Please note that it is God’s feast, God’s Son, and He provides everything for the joy and glory of His own beloved Son. This thought was in God’s heart, and motivated Him to express it by sending the Lord Jesus Christ into the world to seek a bride.

Matthew 22:3 covers the period of Christ’s lifetime:

He sent forth His servants to call those that were invited to the wedding feast. Yet, they would not come.

- John the Baptist was sent to prepare the way—and they rejected him.

- The Lord Himself came and they rejected Him.

- He sent forth His disciples and they, too, were rejected.

The first invitation was limited in its scope. It was to the lost sheep of the house of Israel. They refused the gracious invitation. “Ye can discern the sky […]” “Come unto Me […]” John, writing many years afterwards, wrote, “He came unto His own, and His own received Him not” (see John 1:11).

John 5:40 - “Ye will not come unto Me that ye might have life”

Matt 23:37 - “O Jerusalem, Jerusalem…but ye wouldn’t”

Their answer? Crucify Him.

Matthew 22:4 introduces us to the period immediately following the ascension of the Lord. This is known as the Apostolic Era. The history of this time is given in the book of Acts. Consider Peter and the others pleading with the Jews “Tell them which are bidden—tell them again; all things are now ready.”

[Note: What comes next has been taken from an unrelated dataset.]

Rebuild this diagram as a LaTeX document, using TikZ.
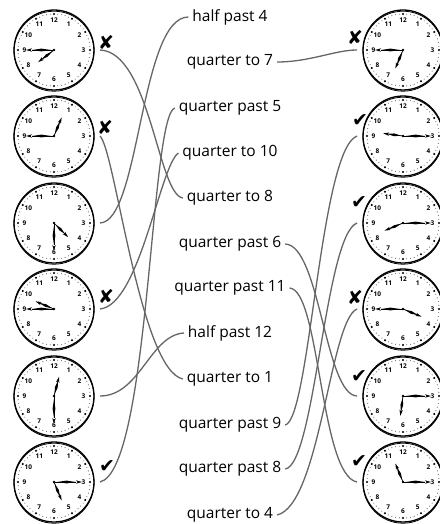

Matthew 22:5 shows us that they made light of it. It is true that a few of them accepted the invitation. The majority of them spurned Him (see Matthew 22:5) and persecuted His servants (see Matthew 22:6). Use the examples of the various soils, oxen, and the wedding feast. They went their own way into their trades of farming and/or being merchants. They followed after their earthly pursuits instead. Hebrews 2:3 says, “How shall we escape if we neglect so great a salvation.”

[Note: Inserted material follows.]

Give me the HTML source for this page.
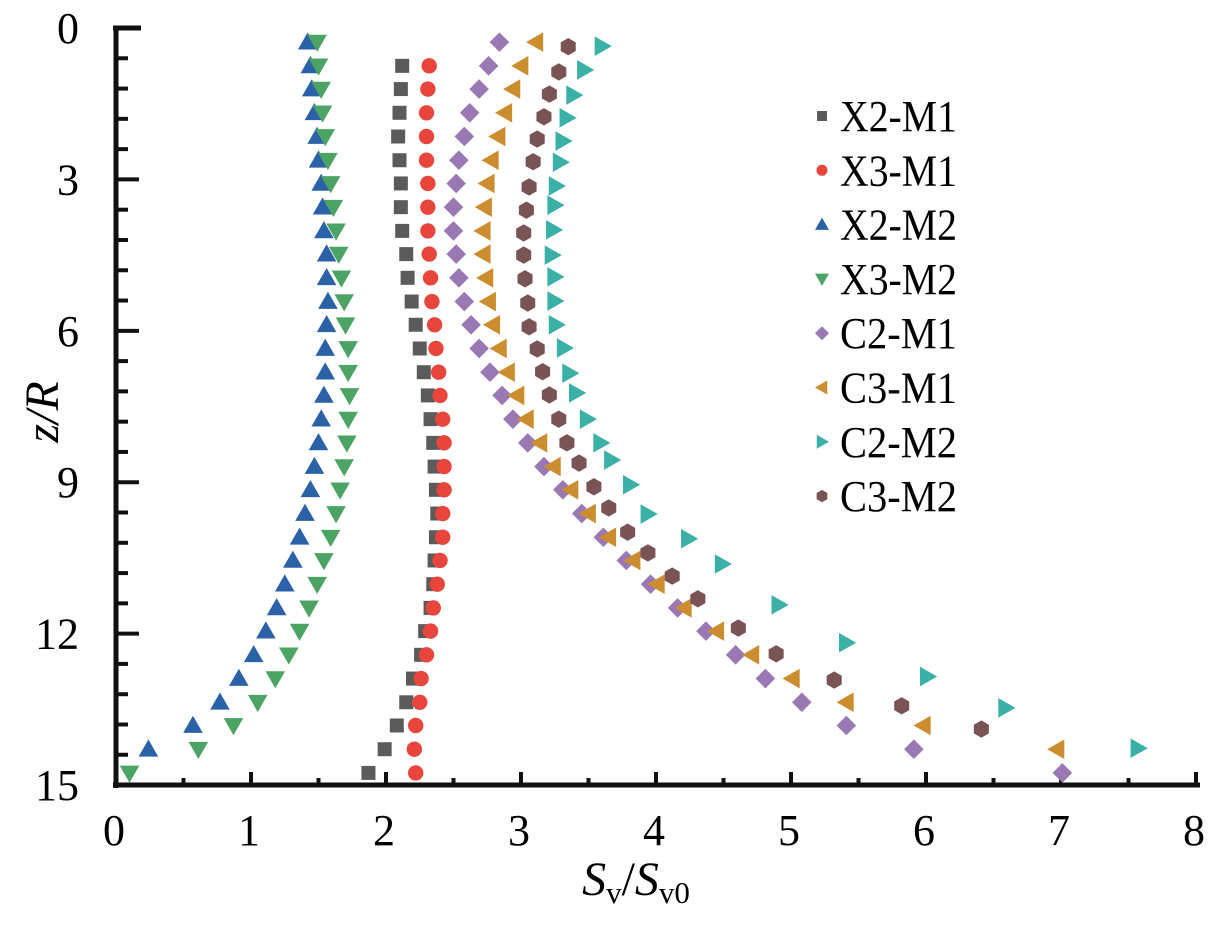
<!DOCTYPE html>
<html><head><meta charset="utf-8"><style>
html,body{margin:0;padding:0;background:#fff;}
svg{display:block;font-family:"Liberation Serif",serif;}
</style></head><body>
<svg id="chart" width="1220" height="926" viewBox="0 0 1220 926" xmlns="http://www.w3.org/2000/svg">
<g id="axes"></g>
<g id="marks"></g>
<g id="legend"></g>
<text transform="translate(58,412) rotate(-90)" text-anchor="middle" font-size="48" font-style="italic">z/R</text>
<text x="636" y="895" text-anchor="middle" font-size="48"><tspan font-style="italic">S</tspan><tspan font-size="31" dy="8">v</tspan><tspan dy="-8">/</tspan><tspan font-style="italic">S</tspan><tspan font-size="31" dy="8">v0</tspan></text>
</svg>
<script>
const NS="http://www.w3.org/2000/svg";
const xTicks=[0,1,2,3,4,5,6,7,8];
const yTicks=[0,3,6,9,12,15];
const rowZ=[0.28,0.75,1.21,1.68,2.15,2.62,3.08,3.55,4.02,4.48,4.95,5.42,5.88,6.35,6.82,7.28,7.75,8.22,8.69,9.15,9.62,10.09,10.55,11.02,11.49,11.95,12.42,12.89,13.36,13.82,14.29,14.76];
const x2m1=[2.12,2.11,2.10,2.09,2.10,2.11,2.11,2.12,2.15,2.16,2.19,2.22,2.25,2.28,2.31,2.33,2.35,2.36,2.37,2.38,2.37,2.36,2.35,2.33,2.29,2.26,2.20,2.15,2.08,1.99,1.87];
const x3m1=[2.32,2.31,2.30,2.30,2.30,2.31,2.31,2.31,2.32,2.33,2.34,2.36,2.37,2.39,2.40,2.42,2.43,2.43,2.43,2.42,2.42,2.40,2.38,2.35,2.33,2.30,2.26,2.25,2.22,2.21,2.22];
const x2m2=[1.42,1.44,1.45,1.47,1.49,1.50,1.52,1.53,1.54,1.56,1.56,1.57,1.56,1.55,1.55,1.54,1.52,1.50,1.47,1.44,1.40,1.36,1.31,1.25,1.19,1.11,1.02,0.91,0.77,0.57,0.24];
const x3m2=[1.49,1.50,1.52,1.53,1.55,1.57,1.59,1.61,1.63,1.65,1.67,1.69,1.70,1.72,1.72,1.73,1.72,1.71,1.69,1.66,1.63,1.59,1.54,1.49,1.43,1.36,1.28,1.18,1.05,0.87,0.61,0.10];
const c2m1=[2.84,2.76,2.69,2.62,2.58,2.54,2.52,2.50,2.50,2.52,2.54,2.58,2.63,2.69,2.77,2.86,2.94,3.05,3.17,3.31,3.45,3.61,3.78,3.96,4.16,4.37,4.59,4.81,5.08,5.41,5.91,7.01];
const c3m1=[3.11,3.00,2.94,2.88,2.83,2.78,2.75,2.73,2.72,2.72,2.74,2.76,2.79,2.84,2.90,2.97,3.04,3.14,3.24,3.37,3.50,3.65,3.83,4.01,4.21,4.45,4.71,5.01,5.41,5.98,6.97];
const c2m2Z=[0.36,0.83,1.33,1.78,2.24,2.66,3.13,3.51,4.0,4.5,4.93,5.41,5.88,6.34,6.84,7.23,7.75,8.22,8.56,9.05,9.63,10.12,10.62,11.43,12.18,12.85,13.47,14.27];
const c2m2=[3.60,3.47,3.39,3.34,3.31,3.29,3.26,3.25,3.24,3.23,3.25,3.25,3.26,3.32,3.36,3.41,3.49,3.59,3.67,3.81,3.94,4.24,4.49,4.91,5.41,6.01,6.59,7.57];
const c3m2Z=[0.37,0.87,1.31,1.76,2.2,2.65,3.15,3.61,4.06,4.5,4.97,5.45,5.92,6.36,6.81,7.27,7.75,8.22,8.62,9.09,9.51,9.99,10.4,10.86,11.31,11.89,12.4,12.92,13.43,13.89];
const c3m2=[3.35,3.28,3.21,3.17,3.12,3.09,3.06,3.04,3.02,3.02,3.03,3.05,3.06,3.12,3.16,3.21,3.28,3.34,3.43,3.54,3.65,3.79,3.94,4.12,4.31,4.61,4.89,5.32,5.82,6.41];
const seriesNames=["X2-M1","X3-M1","X2-M2","X3-M2","C2-M1","C3-M1","C2-M2","C3-M2"];

const X0=116,XS=135,Y0=28,YS=50.47;
function sx(v){return X0+v*XS;}
function sy(v){return Y0+v*YS;}

const series=[
 {name:seriesNames[0],xs:x2m1,zs:rowZ.slice(1),shape:"square",color:"#5b5b5b"},
 {name:seriesNames[1],xs:x3m1,zs:rowZ.slice(1),shape:"circle",color:"#e8453c"},
 {name:seriesNames[2],xs:x2m2,zs:rowZ,shape:"up",color:"#2b62a7"},
 {name:seriesNames[3],xs:x3m2,zs:rowZ,shape:"down",color:"#4ba463"},
 {name:seriesNames[4],xs:c2m1,zs:rowZ,shape:"diamond",color:"#9a78b4"},
 {name:seriesNames[5],xs:c3m1,zs:rowZ,shape:"left",color:"#cc8d2f"},
 {name:seriesNames[6],xs:c2m2,zs:c2m2Z,shape:"right",color:"#3bb0a6"},
 {name:seriesNames[7],xs:c3m2,zs:c3m2Z,shape:"hex",color:"#7a5454"}
];

function marker(shape,cx,cy,s,color){
  let el;
  if(shape==="circle"){el=document.createElementNS(NS,"circle");el.setAttribute("cx",cx);el.setAttribute("cy",cy);el.setAttribute("r",s*0.55);}
  else if(shape==="square"){el=document.createElementNS(NS,"rect");el.setAttribute("x",cx-s*0.5);el.setAttribute("y",cy-s*0.5);el.setAttribute("width",s);el.setAttribute("height",s);}
  else{
    let p=[];const h=s*0.7;
    if(shape==="up")p=[[cx,cy-h],[cx+h,cy+h*0.75],[cx-h,cy+h*0.75]];
    if(shape==="down")p=[[cx,cy+h],[cx+h,cy-h*0.75],[cx-h,cy-h*0.75]];
    if(shape==="left")p=[[cx-h,cy],[cx+h*0.75,cy-h],[cx+h*0.75,cy+h]];
    if(shape==="right")p=[[cx+h,cy],[cx-h*0.75,cy-h],[cx-h*0.75,cy+h]];
    if(shape==="diamond")p=[[cx,cy-h],[cx+h,cy],[cx,cy+h],[cx-h,cy]];
    if(shape==="hex"){for(let i=0;i<6;i++){const a=Math.PI/6+i*Math.PI/3;p.push([cx+s*0.62*Math.cos(a),cy+s*0.62*Math.sin(a)]);}}
    el=document.createElementNS(NS,"polygon");el.setAttribute("points",p.map(q=>q.join(",")).join(" "));
  }
  el.setAttribute("fill",color);
  return el;
}

const axes=document.getElementById("axes");
function line(x1,y1,x2,y2,w,name){
  const l=document.createElementNS(NS,"line");
  l.setAttribute("x1",x1);l.setAttribute("y1",y1);l.setAttribute("x2",x2);l.setAttribute("y2",y2);
  l.setAttribute("stroke","#111");l.setAttribute("stroke-width",w);
  
  
  axes.appendChild(l);
}
line(116,26,116,788,5,"y-axis-line");
line(113,785,1200,785,5,"x-axis-line");
line(113,28,141,28,5,"y-axis-top-cap");
for(let v=0.6;v<15;v+=0.6){const major=Math.abs(v/3-Math.round(v/3))<0.01;line(116,sy(v),major?139:128,sy(v),4,major?"y-major-tick":"y-minor-tick");}
for(let v=0.5;v<=8.01;v+=0.5){const major=Math.abs(v-Math.round(v))<0.01;line(sx(v),785,sx(v),major?772:778,4,major?"x-major-tick":"x-minor-tick");}
yTicks.forEach(v=>{const t=document.createElementNS(NS,"text");t.setAttribute("x",79);t.setAttribute("y",sy(v)+15);t.setAttribute("text-anchor","end");t.setAttribute("font-size","44");t.textContent=v;
 
 
 axes.appendChild(t);});
xTicks.forEach(v=>{const t=document.createElementNS(NS,"text");t.setAttribute("x",sx(v)-2);t.setAttribute("y",845);t.setAttribute("text-anchor","middle");t.setAttribute("font-size","44");t.textContent=v;
 
 
 axes.appendChild(t);});

const marks=document.getElementById("marks");
const legend=document.getElementById("legend");
series.forEach((s,i)=>{
  const g=document.createElementNS(NS,"g");
  
  
  s.xs.forEach((v,j)=>{
    const m=marker(s.shape,sx(v),sy(s.zs[j]),14,s.color);
    
    
    g.appendChild(m);
  });
  marks.appendChild(g);
  const ly=116+i*54.3;
  const lg=document.createElementNS(NS,"g");
  
  
  lg.appendChild(marker(s.shape,822,ly,10,s.color));
  const t=document.createElementNS(NS,"text");t.setAttribute("x",840);t.setAttribute("y",ly+15);t.setAttribute("font-size","44");t.textContent=s.name;
  t.setAttribute("textLength","117");
  t.setAttribute("lengthAdjust","spacingAndGlyphs");
  lg.appendChild(t);
  legend.appendChild(lg);
});
</script>
</body></html>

Matthew 22:7 reveals that when the king heard of their continuing refusal, he was angry. He sent forth his armies, destroyed the murderers, and in A.D. 70, burned up the city of Jerusalem. God’s judgment on the wicked unbelievers can be summed up by the verse that says, “God is not mocked.”

Will God have an empty banquet hall because of this? Will no one accept the invitation and be present at the marriage feast for the glory of the Son? The wedding feast will be furnished with guests and He will find them in the most unlikely places. Matthew 22:9 says, “Go ye therefore into the highways and as many as ye shall find, bid to the marriage.” The Gentiles are then brought in (see Acts 10).

In Matthew 22:10, we see that the servants obeyed. From apostolic times until today, God’s servants have gone into every land and nation with the Gospel invitation; the good and the bad have responded and are still responding. The wedding feast will be furnished with guests. [Describe the events leading to this, including the Rapture, the Judgment Seat, and the Wedding.]

Matthew 22:11 reveals that it was a custom in the East for the host to supply suitable garments to be worn at these feasts. The wedding garment ensued that everyone was suitably clothed for the presence of the king. [Note the sphere of profession.] The guests were assembled; the king arrived and found a man without the wedding garment.

Matthew 22:12 allows us to picture the man entering the feast. The servants were making robes available to the guests. This man came along and said, “I really do not need to bother with that robe, you see I just bought a new outfit, and I do not think that I need anything else; I am quite presentable as I am. I am good enough.”

“But sir,” say the servants, “the king himself has provided this robe, and He wants all to wear one.” But the man insists, “Oh, I don’t think it will make any difference in my case; the king will be satisfied with me just as I am.” And he passed on in. He took his place with the rest of the guests. He joined in the preliminary activities, he used the same language. He was really enjoying himself. Then the king came in. [Quote Matthew 22:12] - “And he was speechless…” “That every mouth may be stopped and the whole world may become guilty before God.”

Matthew 22:13 describes the punishment. They are cast into outer darkness. Note the Great White Throne and the story of the rich man in hell. Profession - not everyone who sayeth Lord, Lord will enter the kingdom of God. In Matthew 22:14 we learn that many are called, but few are chosen. The Gospel invitation is the call. Those who are chosen are those who obey the call. 

The Parable of the Wedding Feast and the Great Supper

The King insists that the host be present until the guests are assembled. These parables show the time at His absence. Then is the time for His giving and receiving of His invitation and for His seating of His guests. In a sense, the gospel begins for each one as soon as he is saved, but the great banquet represented in these parables cannot really take place until He Himself sits down at the feast with us.